Franchement, Ressuscité transmet la poignante nouveauté, la troublante réalité de la résurrection, mieux que beaucoup de théologiens contemporains.
Commentaires
2000 ans après… Après les apôtres, après les pères de l’Eglise, les Conciles, les saints si nombreux, les apparitions de la Très Sainte Vierge ; bref 2000 ans après le miracle constant de l’Eglise, de cette Eglise toujours debout (…), un océan de sots, d’aveugles et de sourds continuent de douter, ou pire de nier l’incarnation, la passion et la résurrection de Notre Seigneur. Ils leur faut encore et toujours voir (au cinéma désormais) pour croire… enfin peut-être ! Affligeant !
Si l'évangélisation vous donne des boutons, passez votre chemin.

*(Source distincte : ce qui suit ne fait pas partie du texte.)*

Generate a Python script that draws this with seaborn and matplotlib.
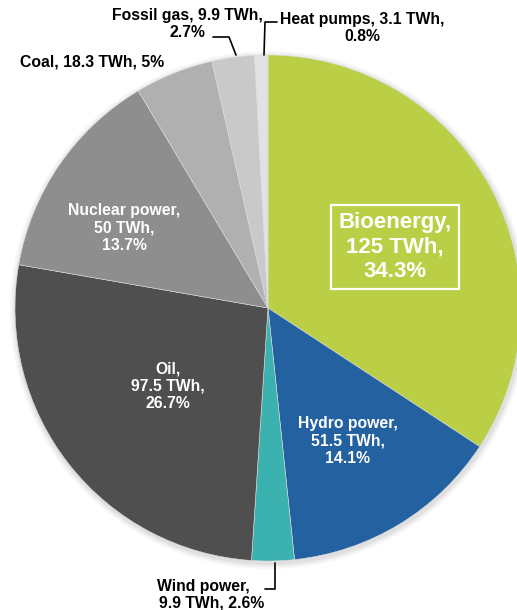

N'oubliez pas toutefois que l'Eglise n'a jamais méprisé l'apologétique, ni les fidèles qui cherchent des raisons de croire, même 2000 ans après...
J'ai traduit ce texte et j'ai évoqué ce film parce que je crois que c'est là que se trouve l'argument le plus fort en faveur de la véracité du christianisme: pour que des hommes qui n'étaient pas plus courageux que la moyenne se mettent tout à coup à prêcher un Rédempteur mort et ressuscité, contre tout le monde, leur religion, leur peuple, les Romains, les Grecs, alors qu'ils n'ont absolument rien à y gagner, ni honneurs, ni argent, ni notoriété, rien d'autre que des avanies, des persécutions, et la mort, il fallait vraiment qu'ils aient VU quelque chose de plus stupéfiant que tout ce qui peut être stupéfiant.
Attention : en anglais, le "no" donné en réponse à une interrogation négative doit se traduire par "si" en français ! … "Mais est-ce que l’expérience n’aurait pas eu de référent objectif ? Évidemment SI." - Tout le contexte d'autre part impose cette réponse.
Merci. Je trouvais bizarre, mais pas absurde, puisque répondre non à une négation c'est une affirmation. Mais effectivement, "si", c'est plus français...
Répondre "non" à une négation, c'est une affirmation ? Non, en français, c'est plutôt la confirmation de cette négation. En l'occurrence : Mais est-ce que l’expérience n’aurait pas eu de référent objectif ? Non, elle n'aurait pas eu de référent objectif. - TDB, n'irez-vous pas voir ce film ? Non, je n'irai pas le voir.